(begin)

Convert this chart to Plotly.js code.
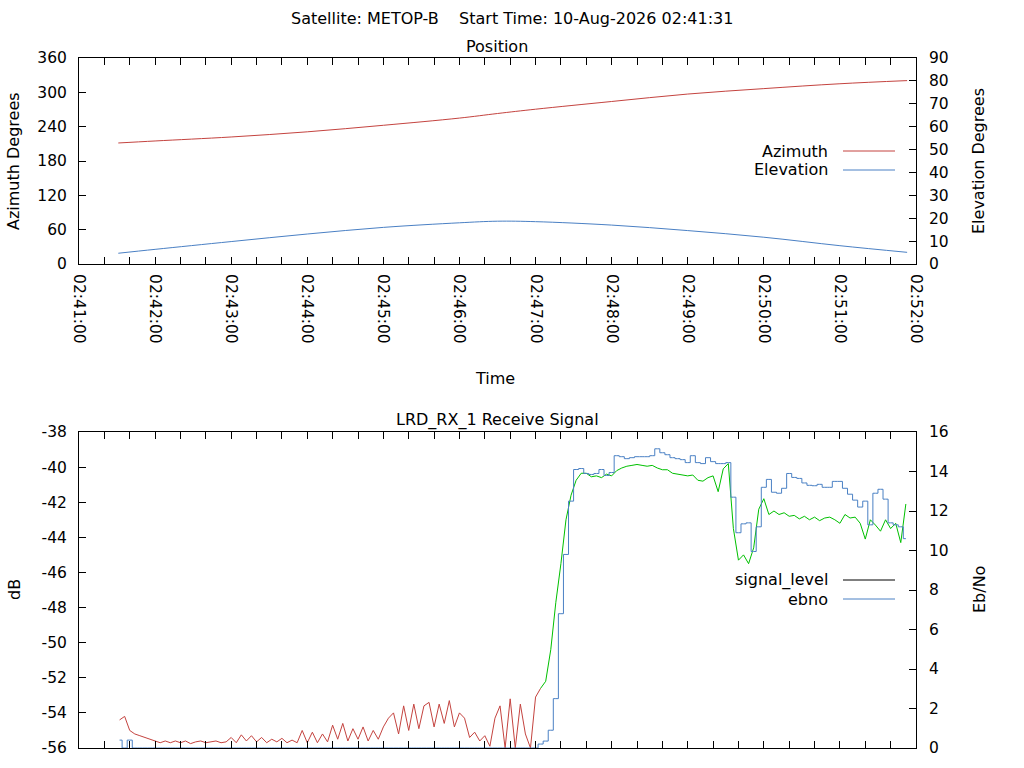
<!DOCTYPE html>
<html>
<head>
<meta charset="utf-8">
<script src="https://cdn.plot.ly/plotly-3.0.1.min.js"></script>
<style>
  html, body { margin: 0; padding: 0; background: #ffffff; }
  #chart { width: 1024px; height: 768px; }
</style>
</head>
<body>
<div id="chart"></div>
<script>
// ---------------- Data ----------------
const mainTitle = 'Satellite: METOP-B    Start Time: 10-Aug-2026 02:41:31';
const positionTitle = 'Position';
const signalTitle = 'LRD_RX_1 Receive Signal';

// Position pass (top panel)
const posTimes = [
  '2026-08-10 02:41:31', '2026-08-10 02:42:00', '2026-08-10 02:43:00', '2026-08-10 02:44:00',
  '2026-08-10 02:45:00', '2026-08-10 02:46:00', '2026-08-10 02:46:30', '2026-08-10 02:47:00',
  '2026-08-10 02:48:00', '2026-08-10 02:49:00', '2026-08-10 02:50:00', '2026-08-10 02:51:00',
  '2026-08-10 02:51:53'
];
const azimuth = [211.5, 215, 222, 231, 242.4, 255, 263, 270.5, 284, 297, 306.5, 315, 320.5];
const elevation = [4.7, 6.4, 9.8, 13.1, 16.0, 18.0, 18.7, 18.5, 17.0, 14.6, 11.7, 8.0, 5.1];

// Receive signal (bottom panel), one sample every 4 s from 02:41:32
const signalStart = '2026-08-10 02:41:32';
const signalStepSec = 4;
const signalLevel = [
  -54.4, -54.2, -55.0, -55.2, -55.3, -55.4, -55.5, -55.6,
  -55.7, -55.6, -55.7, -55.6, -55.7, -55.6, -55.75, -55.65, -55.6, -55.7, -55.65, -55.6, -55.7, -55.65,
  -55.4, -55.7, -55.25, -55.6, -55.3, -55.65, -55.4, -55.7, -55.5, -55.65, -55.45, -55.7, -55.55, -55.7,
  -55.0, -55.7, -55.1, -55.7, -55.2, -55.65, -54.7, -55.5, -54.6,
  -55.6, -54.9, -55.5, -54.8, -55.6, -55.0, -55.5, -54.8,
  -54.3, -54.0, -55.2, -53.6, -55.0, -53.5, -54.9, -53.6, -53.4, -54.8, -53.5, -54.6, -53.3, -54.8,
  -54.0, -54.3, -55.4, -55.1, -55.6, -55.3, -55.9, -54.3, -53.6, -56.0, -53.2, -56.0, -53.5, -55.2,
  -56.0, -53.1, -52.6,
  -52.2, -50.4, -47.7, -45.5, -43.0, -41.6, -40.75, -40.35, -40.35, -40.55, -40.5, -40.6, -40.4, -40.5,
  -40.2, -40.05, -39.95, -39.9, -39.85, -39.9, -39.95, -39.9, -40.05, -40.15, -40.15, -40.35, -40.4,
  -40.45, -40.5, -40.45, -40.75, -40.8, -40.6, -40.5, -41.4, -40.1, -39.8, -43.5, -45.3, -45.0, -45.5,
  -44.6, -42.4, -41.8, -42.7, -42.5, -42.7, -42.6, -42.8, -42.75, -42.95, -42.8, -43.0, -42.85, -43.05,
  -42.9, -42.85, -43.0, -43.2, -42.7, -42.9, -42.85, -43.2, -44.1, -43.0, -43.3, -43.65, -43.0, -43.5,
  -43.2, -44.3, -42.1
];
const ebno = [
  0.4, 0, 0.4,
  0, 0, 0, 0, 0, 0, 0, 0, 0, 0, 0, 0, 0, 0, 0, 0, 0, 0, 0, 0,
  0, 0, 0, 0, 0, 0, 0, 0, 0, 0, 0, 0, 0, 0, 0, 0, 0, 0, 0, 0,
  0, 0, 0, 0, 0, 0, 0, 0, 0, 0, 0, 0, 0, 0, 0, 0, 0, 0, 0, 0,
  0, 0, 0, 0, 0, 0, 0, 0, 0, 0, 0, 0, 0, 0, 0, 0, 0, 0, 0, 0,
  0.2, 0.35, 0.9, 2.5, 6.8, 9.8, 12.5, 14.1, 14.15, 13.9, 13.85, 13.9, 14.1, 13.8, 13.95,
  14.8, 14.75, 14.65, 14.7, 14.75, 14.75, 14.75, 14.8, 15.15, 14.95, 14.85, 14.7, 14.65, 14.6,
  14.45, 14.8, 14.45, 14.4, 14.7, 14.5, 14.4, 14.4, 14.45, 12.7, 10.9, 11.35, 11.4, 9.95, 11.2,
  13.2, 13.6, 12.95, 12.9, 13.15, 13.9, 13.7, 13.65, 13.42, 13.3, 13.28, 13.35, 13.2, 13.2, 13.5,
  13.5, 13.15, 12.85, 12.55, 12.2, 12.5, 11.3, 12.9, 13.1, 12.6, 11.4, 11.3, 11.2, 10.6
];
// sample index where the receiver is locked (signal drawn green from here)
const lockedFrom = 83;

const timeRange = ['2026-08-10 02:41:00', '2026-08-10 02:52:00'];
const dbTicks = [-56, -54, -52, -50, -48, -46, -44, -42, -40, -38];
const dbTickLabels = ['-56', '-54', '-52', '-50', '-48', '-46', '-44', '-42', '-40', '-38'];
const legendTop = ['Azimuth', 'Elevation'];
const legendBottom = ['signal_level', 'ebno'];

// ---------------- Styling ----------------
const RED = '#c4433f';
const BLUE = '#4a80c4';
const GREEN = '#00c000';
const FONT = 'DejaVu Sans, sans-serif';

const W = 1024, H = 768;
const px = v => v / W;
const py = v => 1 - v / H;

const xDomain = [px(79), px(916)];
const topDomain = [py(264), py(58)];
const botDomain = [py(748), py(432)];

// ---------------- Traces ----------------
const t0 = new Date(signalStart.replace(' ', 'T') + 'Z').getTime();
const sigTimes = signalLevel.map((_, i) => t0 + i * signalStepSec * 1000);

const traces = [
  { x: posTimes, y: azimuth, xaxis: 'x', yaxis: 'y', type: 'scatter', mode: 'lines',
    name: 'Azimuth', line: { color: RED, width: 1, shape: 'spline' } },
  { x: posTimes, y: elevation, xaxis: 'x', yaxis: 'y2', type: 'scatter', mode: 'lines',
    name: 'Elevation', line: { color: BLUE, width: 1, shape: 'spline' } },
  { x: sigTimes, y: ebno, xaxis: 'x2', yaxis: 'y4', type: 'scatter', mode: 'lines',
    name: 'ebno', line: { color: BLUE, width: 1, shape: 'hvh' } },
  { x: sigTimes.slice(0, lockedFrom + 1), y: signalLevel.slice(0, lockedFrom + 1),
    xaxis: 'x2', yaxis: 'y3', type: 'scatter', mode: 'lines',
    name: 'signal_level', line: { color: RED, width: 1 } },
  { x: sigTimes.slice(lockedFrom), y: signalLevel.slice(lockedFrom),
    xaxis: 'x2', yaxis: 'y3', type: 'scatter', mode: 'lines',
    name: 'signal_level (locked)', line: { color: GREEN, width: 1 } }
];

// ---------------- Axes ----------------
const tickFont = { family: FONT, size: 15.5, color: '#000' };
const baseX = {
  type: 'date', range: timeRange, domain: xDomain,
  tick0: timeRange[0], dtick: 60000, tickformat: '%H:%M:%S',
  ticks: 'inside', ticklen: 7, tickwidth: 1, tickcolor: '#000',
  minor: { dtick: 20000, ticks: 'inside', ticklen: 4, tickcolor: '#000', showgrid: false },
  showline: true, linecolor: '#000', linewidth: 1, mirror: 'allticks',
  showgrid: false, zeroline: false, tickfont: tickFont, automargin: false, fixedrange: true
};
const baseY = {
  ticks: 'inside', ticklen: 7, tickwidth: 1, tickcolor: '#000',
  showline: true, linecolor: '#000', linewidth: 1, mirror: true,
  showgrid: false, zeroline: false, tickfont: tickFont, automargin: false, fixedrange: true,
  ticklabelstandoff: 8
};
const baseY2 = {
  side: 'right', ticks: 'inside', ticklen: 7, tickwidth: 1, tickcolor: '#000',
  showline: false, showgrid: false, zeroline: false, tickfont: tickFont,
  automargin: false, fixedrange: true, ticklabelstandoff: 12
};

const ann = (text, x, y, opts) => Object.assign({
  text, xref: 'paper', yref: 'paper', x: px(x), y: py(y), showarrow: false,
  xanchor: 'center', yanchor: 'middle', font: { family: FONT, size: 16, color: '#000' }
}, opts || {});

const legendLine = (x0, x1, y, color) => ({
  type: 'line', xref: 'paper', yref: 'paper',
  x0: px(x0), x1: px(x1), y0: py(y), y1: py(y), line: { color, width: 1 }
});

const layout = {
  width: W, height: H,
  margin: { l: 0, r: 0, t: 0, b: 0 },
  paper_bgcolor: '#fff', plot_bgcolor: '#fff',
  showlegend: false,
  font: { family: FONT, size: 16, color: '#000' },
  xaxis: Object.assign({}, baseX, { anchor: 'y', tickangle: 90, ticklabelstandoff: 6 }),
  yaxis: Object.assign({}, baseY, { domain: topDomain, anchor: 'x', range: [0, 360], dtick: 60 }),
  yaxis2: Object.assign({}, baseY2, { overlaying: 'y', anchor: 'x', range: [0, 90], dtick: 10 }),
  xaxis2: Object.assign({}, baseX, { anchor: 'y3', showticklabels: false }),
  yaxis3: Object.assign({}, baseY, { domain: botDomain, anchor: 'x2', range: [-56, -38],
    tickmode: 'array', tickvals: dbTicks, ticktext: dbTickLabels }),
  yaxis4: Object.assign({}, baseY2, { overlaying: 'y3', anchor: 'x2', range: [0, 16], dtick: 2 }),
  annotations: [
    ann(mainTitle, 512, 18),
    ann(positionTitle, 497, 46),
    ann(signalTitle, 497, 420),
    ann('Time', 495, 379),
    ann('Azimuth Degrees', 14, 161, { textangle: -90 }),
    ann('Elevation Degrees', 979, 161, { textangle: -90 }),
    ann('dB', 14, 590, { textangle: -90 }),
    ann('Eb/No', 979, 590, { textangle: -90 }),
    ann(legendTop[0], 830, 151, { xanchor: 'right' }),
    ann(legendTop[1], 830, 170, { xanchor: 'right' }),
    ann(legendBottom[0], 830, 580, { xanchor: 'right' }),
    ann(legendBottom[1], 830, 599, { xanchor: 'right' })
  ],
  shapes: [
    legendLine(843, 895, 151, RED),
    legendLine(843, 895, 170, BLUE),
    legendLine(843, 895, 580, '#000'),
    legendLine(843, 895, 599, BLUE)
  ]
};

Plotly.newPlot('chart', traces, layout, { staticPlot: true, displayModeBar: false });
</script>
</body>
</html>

(end)

• _Given instruction_
Write out each line of the listing above, exactly, from its first line to the line holding "11.7, 8.0, 5.1];", inclusive. Skip the pictures.

• _Solution below_
Convert this chart to Plotly.js code.
<!DOCTYPE html>
<html>
<head>
<meta charset="utf-8">
<script src="https://cdn.plot.ly/plotly-3.0.1.min.js"></script>
<style>
  html, body { margin: 0; padding: 0; background: #ffffff; }
  #chart { width: 1024px; height: 768px; }
</style>
</head>
<body>
<div id="chart"></div>
<script>
// ---------------- Data ----------------
const mainTitle = 'Satellite: METOP-B    Start Time: 10-Aug-2026 02:41:31';
const positionTitle = 'Position';
const signalTitle = 'LRD_RX_1 Receive Signal';

// Position pass (top panel)
const posTimes = [
  '2026-08-10 02:41:31', '2026-08-10 02:42:00', '2026-08-10 02:43:00', '2026-08-10 02:44:00',
  '2026-08-10 02:45:00', '2026-08-10 02:46:00', '2026-08-10 02:46:30', '2026-08-10 02:47:00',
  '2026-08-10 02:48:00', '2026-08-10 02:49:00', '2026-08-10 02:50:00', '2026-08-10 02:51:00',
  '2026-08-10 02:51:53'
];
const azimuth = [211.5, 215, 222, 231, 242.4, 255, 263, 270.5, 284, 297, 306.5, 315, 320.5];
const elevation = [4.7, 6.4, 9.8, 13.1, 16.0, 18.0, 18.7, 18.5, 17.0, 14.6, 11.7, 8.0, 5.1];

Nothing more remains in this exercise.